El gobierno federal busca el control absoluto de la política y sus instituciones. El objetivo es regresar la democracia a la primera mitad del siglo XX, cuando se ganaban elecciones sin votos y el clientelismo de Estado lo era todo.
Acabar con los legisladores de representación proporcional (RP) significa el retorno a la democracia de mayorías, esa que se transformó con la reforma constitucional de 1963, cuando surgieron los primeros diputados de partido, dando paso a la evolución en lo actual.
El presupuesto público en los años 70 del siglo pasado fue una exigencia de la izquierda mexicana para poder ser competitiva.

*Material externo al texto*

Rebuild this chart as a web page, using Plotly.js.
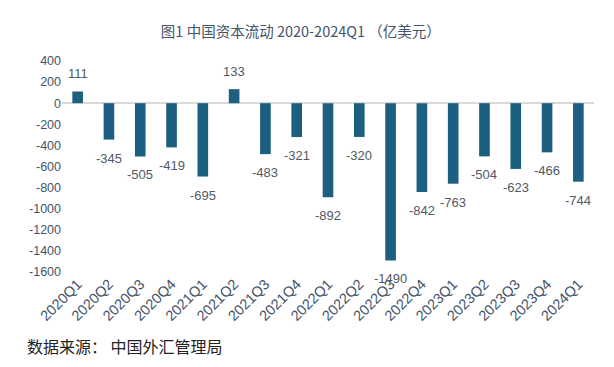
<!DOCTYPE html>
<html>
<head>
<meta charset="utf-8">
<script src="https://cdn.plot.ly/plotly-3.0.1.min.js"></script>
<style>html,body{margin:0;padding:0;background:#fff;}#chart{width:614px;height:367px;}</style>
</head>
<body>
<div id="chart"></div>
<script>
const categories = ["2020Q1","2020Q2","2020Q3","2020Q4","2021Q1","2021Q2","2021Q3","2021Q4","2022Q1","2022Q2","2022Q3","2022Q4","2023Q1","2023Q2","2023Q3","2023Q4","2024Q1"];
const values = [111,-345,-505,-419,-695,133,-483,-321,-892,-320,-1490,-842,-763,-504,-623,-466,-744];
const yTicks = [400,200,0,-200,-400,-600,-800,-1000,-1200,-1400,-1600];

const FONT = '"Liberation Sans", Arial, "Noto Sans CJK SC", sans-serif';
const CJK = '"Noto Sans CJK SC", "Liberation Sans", sans-serif';
const labelColor = '#44546a';

const annotations = categories.map((c, i) => ({
  x: c, y: values[i], xref: 'x', yref: 'y',
  text: String(values[i]), showarrow: false,
  yanchor: values[i] >= 0 ? 'bottom' : 'top',
  yshift: values[i] >= 0 ? 8 : -9,
  font: {family: FONT, size: 13, color: '#505a66'}
}));
annotations.push({
  xref: 'paper', yref: 'paper', x: -0.0695, y: -0.351, xanchor: 'left', yanchor: 'middle',
  text: '数据来源： 中国外汇管理局', showarrow: false,
  font: {family: CJK, size: 16, color: '#222222'}
});

Plotly.newPlot('chart', [{
  type: 'bar', x: categories, y: values,
  marker: {color: '#1d5f80'},
  hoverinfo: 'x+y'
}], {
  width: 614, height: 367,
  margin: {l: 62, r: 20, t: 61, b: 95},
  paper_bgcolor: '#ffffff', plot_bgcolor: '#ffffff',
  bargap: 0.66,
  showlegend: false,
  title: {text: '图1 中国资本流动 2020-2024Q1 （亿美元）', x: 0.49, xref: 'container', xanchor: 'center', y: 0.913, yref: 'container', yanchor: 'middle',
    font: {family: CJK, size: 14.5, color: labelColor}},
  xaxis: {
    type: 'category', tickangle: -45, showgrid: false, zeroline: false, showline: false, ticks: '',
    tickfont: {family: FONT, size: 14.5, color: labelColor}, automargin: false
  },
  yaxis: {
    range: [-1600, 400], tickmode: 'array', tickvals: yTicks, ticktext: yTicks.map(String),
    showgrid: false, zeroline: true, zerolinecolor: '#d9d9d9', zerolinewidth: 1.5, showline: false, ticks: '',
    tickfont: {family: FONT, size: 12.5, color: labelColor}, automargin: false
  },
  annotations: annotations
}, {displayModeBar: false, staticPlot: true});
</script>
</body>
</html>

En una democracia de apuestas privadas, sabemos que nadie apuesta al caballo más flaco, al que no tiene posibilidades de ganar. El presupuesto público ayudaba a esos competidores a avanzar; si no ganaban, al menos su proyecto crecía, y eso, en democracia, es mucho, pues implica dar voz a las minorías.
Los dos golpes mortales a la democracia representativa y de minorías actual se cocinan en las reformas pretendidas para acabar con la representación proporcional y con el presupuesto público para partidos y candidatos.

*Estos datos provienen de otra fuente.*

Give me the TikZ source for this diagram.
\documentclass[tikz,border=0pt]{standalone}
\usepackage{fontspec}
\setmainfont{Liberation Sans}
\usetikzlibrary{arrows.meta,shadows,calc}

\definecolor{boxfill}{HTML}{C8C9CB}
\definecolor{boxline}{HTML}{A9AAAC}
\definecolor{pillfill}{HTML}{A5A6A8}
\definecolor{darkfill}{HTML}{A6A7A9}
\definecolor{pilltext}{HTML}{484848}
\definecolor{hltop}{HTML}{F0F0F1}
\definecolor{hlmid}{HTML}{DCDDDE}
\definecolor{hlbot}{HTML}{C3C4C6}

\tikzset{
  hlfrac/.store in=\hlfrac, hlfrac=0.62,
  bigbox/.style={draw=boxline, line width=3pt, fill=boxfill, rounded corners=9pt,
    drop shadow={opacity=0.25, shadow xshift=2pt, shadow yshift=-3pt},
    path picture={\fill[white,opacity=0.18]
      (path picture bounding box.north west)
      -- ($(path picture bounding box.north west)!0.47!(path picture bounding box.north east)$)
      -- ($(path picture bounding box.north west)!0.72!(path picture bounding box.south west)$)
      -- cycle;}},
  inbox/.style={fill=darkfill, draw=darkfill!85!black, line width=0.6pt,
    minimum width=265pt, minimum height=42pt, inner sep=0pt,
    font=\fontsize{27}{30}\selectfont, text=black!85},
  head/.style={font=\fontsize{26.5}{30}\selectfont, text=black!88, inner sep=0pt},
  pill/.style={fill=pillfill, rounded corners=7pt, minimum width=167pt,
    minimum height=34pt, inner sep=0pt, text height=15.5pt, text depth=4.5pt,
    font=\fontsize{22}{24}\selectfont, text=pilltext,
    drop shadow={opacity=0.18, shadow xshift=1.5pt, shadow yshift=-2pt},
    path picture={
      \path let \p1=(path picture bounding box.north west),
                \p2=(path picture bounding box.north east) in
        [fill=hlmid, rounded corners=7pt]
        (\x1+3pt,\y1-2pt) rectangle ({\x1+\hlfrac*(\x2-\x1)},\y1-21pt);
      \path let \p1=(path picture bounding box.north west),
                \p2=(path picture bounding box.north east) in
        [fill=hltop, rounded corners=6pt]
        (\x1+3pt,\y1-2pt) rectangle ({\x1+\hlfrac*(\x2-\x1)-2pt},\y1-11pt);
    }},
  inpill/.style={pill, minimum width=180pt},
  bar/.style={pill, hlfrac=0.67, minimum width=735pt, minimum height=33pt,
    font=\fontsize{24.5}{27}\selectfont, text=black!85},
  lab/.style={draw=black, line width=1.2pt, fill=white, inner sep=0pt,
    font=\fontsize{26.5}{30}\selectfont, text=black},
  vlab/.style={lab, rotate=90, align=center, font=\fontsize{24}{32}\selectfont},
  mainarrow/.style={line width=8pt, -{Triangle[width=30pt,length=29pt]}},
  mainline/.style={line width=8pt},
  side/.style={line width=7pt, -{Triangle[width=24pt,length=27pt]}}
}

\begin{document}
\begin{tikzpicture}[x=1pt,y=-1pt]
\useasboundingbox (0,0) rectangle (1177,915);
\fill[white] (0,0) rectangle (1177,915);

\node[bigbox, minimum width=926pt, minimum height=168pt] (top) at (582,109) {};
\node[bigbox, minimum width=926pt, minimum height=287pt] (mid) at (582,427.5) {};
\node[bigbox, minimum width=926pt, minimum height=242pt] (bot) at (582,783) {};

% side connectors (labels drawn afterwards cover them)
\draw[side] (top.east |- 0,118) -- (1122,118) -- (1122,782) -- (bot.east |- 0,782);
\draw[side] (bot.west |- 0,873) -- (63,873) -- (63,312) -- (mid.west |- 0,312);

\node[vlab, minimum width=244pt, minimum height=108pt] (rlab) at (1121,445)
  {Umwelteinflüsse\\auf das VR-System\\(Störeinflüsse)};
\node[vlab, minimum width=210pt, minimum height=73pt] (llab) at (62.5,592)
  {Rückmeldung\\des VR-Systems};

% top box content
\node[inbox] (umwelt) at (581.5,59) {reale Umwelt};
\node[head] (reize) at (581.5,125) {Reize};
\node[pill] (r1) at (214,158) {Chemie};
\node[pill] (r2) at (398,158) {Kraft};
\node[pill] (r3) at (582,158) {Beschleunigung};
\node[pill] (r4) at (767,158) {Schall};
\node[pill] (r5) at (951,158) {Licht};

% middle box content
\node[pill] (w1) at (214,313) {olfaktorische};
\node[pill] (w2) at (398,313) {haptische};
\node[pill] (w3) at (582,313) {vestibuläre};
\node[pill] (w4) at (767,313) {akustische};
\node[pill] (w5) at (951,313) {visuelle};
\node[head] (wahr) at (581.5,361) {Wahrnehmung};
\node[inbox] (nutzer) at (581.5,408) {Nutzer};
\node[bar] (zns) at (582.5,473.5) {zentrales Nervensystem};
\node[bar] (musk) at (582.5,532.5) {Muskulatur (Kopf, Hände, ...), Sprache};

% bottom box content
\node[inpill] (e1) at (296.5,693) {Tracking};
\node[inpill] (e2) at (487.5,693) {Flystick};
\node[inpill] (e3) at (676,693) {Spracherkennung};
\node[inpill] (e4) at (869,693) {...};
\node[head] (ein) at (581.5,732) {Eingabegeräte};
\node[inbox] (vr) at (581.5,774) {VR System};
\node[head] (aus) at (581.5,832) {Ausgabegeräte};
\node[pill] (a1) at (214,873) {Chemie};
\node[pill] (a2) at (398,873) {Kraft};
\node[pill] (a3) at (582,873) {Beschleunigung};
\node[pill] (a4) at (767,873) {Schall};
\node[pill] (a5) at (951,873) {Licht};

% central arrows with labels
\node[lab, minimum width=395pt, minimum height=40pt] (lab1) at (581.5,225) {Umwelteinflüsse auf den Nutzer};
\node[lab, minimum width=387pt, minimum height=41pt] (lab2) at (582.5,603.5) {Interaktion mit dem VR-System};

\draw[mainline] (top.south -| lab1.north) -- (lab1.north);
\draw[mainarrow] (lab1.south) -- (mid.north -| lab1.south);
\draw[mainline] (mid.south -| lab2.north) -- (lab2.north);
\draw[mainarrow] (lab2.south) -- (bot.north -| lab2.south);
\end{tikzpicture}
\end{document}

Esta reforma no pasa sin el apoyo de los partidos Verde y PT. Para ellos, votarla representa la eutanasia. Claro, siempre hay atrevidos queriendo saltar de un puente.
La democracia en México se fortaleció con la RP. Así es como ganaron posiciones la derecha y las izquierdas comunistas en la segunda mitad del siglo XX.
El presupuesto público y el acceso a los medios de comunicación acercaron la competencia electoral. No la igualaron, pero permitieron que hubiera eso: competencia.
Se debe acabar con los legisladores de partido, los plurinominales, los de lista, pero no con la RP. Actualmente hay diputados federales de RP en formato de vacas sagradas: cúpulas de partidos y prebendas, dentro de una lista donde se elige del número uno hacia abajo, alcanzando espacios sólo los primeros de la lista.
La RP donde se elijan a los de primera minoría en los distritos es una excelente opción que conjunta lo mejor de la selección en candidatos. Podría implementarse por circunscripción, donde se seleccionen cuántos deben ser por RP y luego se determine cuántos perdedores con mayor votación de cada partido. Así tendríamos diputados que conocen el territorio, interesados en servir al electorado más que a su partido (bueno, es un decir), con legitimidad para ser representantes populares.
En el Senado tenemos senadores de primera minoría y de lista. Que se aplique la misma fórmula: senadores de RP electos únicamente de la primer minoría. Esto legitima su posición y los convierte en comprometidos con sus votantes (se vale soñar).
Aniquilando la RP no se resuelve la legitimidad. Hacerlo implica tener legislaturas hegemónicas. En la actualidad, tenemos partidos hegemónicos en el Poder Legislativo, pero en democracias de mayorías se acaba la representación de grupos minoritarios.
Sin RP, adiós a la representación de clases medias, a grupos de profesionistas, a poblaciones marginadas, a intereses sociales como el animalismo, la sostenibilidad, el agua y el cambio climático, entre otros temas de interés sectorial que no se representan en los partidos hegemónicos, no al menos en los cuatroteños.
La RP es la inclusión democrática para grupos minoritarios que no se representan en las mayorías. Acabarla es el retorno a la democracia simulada desde el poder.
Claro, para el ciudadano harto, desilusionado y apático, es un dulce decir que se acaban los diputados que sirven para poco (en su concepción).
En otra entrega abundamos en el peligro de quedarnos sin presupuestos públicos.